**Data section:**
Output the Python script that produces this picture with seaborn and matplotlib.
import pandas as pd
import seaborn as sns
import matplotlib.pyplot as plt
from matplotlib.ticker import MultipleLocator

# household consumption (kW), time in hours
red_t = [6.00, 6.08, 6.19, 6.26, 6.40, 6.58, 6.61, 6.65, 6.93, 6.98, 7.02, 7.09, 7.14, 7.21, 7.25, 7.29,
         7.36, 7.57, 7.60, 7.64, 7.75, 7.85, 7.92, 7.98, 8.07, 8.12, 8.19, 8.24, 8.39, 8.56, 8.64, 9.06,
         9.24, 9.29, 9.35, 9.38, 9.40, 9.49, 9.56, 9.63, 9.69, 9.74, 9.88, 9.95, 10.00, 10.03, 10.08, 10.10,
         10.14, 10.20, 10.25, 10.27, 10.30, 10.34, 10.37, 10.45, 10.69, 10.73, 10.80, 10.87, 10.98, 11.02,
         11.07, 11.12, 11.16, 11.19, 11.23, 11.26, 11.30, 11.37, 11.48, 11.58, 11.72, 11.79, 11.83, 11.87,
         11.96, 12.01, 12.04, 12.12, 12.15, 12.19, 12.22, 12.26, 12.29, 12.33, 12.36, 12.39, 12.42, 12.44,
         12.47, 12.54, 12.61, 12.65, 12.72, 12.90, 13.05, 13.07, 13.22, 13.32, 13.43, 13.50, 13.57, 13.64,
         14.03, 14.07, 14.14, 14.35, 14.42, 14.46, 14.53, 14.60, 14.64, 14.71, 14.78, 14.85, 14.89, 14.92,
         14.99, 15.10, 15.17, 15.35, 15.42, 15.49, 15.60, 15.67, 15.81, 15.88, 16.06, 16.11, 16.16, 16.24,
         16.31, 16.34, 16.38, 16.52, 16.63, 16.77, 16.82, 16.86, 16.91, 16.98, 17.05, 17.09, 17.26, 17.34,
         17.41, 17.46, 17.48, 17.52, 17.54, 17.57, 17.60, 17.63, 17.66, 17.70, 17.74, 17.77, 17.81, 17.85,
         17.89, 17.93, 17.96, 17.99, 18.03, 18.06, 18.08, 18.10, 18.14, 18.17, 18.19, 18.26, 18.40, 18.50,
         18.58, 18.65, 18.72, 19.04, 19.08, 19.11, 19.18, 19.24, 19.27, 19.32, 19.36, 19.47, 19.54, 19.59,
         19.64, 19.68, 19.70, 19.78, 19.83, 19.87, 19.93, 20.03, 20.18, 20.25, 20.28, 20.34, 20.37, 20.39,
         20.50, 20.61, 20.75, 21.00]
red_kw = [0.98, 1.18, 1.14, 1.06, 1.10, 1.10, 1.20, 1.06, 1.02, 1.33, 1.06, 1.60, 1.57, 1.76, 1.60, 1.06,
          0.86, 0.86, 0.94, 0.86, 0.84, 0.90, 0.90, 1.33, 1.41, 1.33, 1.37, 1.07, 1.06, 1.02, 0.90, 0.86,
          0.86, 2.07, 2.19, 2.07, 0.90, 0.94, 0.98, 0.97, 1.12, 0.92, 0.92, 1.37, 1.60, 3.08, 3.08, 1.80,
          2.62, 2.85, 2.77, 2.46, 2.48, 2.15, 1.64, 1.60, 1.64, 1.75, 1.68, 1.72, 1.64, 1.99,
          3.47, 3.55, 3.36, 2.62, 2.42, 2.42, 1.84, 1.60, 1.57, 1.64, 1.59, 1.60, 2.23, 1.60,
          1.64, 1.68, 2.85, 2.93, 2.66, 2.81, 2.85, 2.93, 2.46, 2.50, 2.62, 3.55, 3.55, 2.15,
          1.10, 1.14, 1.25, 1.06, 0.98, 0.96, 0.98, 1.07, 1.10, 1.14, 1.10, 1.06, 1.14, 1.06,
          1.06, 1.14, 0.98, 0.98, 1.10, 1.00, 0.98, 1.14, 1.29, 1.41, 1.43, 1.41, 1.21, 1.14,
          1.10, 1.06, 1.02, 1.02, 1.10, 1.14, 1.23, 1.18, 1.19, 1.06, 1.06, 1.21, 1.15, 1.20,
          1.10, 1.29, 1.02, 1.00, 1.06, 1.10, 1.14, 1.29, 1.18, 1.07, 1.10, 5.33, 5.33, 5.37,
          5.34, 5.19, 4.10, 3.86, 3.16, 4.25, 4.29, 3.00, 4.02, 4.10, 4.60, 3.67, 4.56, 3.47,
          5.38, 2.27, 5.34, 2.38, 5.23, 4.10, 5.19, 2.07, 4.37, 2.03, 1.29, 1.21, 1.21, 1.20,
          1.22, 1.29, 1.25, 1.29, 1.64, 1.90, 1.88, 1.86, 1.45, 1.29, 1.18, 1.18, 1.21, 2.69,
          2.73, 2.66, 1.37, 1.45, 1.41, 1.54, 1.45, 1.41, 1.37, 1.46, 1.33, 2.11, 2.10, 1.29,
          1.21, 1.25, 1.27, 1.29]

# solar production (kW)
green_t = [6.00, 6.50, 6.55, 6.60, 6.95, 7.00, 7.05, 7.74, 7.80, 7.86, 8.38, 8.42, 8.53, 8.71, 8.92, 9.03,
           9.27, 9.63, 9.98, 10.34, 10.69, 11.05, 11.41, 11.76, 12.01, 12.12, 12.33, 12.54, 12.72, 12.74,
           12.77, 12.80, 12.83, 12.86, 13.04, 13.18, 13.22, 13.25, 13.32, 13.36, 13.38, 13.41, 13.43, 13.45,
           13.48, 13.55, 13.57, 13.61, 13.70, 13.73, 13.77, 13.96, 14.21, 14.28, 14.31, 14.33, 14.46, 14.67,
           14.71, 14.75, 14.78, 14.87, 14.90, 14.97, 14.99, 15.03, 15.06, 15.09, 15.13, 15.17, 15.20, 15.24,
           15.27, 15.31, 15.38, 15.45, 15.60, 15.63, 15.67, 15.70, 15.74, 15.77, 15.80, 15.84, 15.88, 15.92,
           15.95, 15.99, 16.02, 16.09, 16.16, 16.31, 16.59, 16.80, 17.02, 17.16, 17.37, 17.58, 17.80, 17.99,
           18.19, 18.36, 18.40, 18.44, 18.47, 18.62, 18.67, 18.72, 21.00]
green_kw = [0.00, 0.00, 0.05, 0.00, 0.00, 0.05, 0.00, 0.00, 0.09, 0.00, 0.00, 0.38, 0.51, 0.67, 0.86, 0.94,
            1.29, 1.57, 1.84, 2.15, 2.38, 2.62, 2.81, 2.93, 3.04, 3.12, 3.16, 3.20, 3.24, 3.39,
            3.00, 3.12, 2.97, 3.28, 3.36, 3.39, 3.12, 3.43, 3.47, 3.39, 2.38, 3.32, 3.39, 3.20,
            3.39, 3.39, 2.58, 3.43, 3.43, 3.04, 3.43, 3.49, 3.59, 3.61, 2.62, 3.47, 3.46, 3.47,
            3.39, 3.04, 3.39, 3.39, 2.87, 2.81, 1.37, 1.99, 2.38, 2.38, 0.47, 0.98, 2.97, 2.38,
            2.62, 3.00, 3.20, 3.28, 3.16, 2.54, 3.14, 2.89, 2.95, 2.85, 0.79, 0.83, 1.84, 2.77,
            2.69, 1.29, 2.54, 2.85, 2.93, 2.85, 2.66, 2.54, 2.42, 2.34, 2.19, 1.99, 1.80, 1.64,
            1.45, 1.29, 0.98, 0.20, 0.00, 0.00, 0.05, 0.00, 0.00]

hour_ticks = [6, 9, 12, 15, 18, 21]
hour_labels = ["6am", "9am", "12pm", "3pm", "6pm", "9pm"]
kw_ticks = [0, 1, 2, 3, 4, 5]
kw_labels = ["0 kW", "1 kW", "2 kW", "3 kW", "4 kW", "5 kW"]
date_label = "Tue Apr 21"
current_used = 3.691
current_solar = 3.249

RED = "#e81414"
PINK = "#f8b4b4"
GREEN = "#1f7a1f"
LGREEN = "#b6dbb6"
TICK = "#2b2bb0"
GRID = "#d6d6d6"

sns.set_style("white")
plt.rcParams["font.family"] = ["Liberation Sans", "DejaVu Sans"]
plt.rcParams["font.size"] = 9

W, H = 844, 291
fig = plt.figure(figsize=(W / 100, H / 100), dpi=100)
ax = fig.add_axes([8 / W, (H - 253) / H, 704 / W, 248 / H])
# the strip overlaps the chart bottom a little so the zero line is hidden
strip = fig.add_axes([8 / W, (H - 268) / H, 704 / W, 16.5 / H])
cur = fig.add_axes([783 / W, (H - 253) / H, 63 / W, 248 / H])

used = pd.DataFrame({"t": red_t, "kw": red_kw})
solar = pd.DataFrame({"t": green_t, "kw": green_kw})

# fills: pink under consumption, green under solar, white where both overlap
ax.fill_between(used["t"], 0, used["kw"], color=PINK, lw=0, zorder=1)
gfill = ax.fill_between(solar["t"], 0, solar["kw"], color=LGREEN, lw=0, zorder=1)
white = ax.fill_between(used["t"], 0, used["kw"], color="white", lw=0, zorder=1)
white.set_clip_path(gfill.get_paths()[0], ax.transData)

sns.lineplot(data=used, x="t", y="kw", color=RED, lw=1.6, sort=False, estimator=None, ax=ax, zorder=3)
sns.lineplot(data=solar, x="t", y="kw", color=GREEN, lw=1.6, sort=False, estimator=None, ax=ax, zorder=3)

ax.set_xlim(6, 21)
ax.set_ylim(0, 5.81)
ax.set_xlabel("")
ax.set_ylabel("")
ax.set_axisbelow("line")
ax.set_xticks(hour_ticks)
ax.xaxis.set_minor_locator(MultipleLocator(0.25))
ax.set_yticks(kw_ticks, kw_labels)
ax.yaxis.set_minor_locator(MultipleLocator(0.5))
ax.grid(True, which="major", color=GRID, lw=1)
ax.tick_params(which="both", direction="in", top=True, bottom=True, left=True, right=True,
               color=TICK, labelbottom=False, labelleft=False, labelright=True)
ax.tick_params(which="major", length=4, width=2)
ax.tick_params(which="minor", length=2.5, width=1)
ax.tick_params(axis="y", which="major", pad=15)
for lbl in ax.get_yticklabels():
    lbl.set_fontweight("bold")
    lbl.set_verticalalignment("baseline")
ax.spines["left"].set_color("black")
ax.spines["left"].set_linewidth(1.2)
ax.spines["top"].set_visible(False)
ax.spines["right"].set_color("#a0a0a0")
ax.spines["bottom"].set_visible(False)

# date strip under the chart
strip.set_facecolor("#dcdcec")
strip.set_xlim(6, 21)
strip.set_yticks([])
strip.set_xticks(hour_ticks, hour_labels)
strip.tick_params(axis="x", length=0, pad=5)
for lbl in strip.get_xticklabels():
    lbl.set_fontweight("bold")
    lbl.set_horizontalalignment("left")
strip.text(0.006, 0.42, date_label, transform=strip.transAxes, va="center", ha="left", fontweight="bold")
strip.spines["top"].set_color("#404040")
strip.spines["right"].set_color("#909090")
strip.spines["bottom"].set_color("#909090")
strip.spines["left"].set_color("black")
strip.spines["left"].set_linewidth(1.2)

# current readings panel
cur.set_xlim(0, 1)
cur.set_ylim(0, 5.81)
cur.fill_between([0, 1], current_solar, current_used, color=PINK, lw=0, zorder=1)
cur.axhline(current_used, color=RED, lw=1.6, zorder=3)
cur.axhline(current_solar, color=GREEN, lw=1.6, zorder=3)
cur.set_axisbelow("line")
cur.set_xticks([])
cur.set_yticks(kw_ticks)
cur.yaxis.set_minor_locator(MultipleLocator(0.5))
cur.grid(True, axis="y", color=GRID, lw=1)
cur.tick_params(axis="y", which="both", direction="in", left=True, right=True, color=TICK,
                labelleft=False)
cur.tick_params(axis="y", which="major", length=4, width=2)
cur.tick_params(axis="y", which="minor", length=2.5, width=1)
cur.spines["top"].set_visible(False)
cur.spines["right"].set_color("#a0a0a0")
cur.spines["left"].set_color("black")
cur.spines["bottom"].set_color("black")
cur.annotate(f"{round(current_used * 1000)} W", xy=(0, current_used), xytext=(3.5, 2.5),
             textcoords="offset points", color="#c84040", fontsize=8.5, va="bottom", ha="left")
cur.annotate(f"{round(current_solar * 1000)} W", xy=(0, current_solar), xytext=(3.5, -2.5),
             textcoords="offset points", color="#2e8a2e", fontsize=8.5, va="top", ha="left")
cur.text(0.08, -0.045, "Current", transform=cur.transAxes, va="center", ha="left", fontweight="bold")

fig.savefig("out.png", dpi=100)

**Aim:**
Please print exactly what appears from the first line of the data through the line with "from matplotlib.ticker import MultipleLocator", including both of those lines and nothing past them.

**Full answer:**
Output the Python script that produces this picture with seaborn and matplotlib.
import pandas as pd
import seaborn as sns
import matplotlib.pyplot as plt
from matplotlib.ticker import MultipleLocator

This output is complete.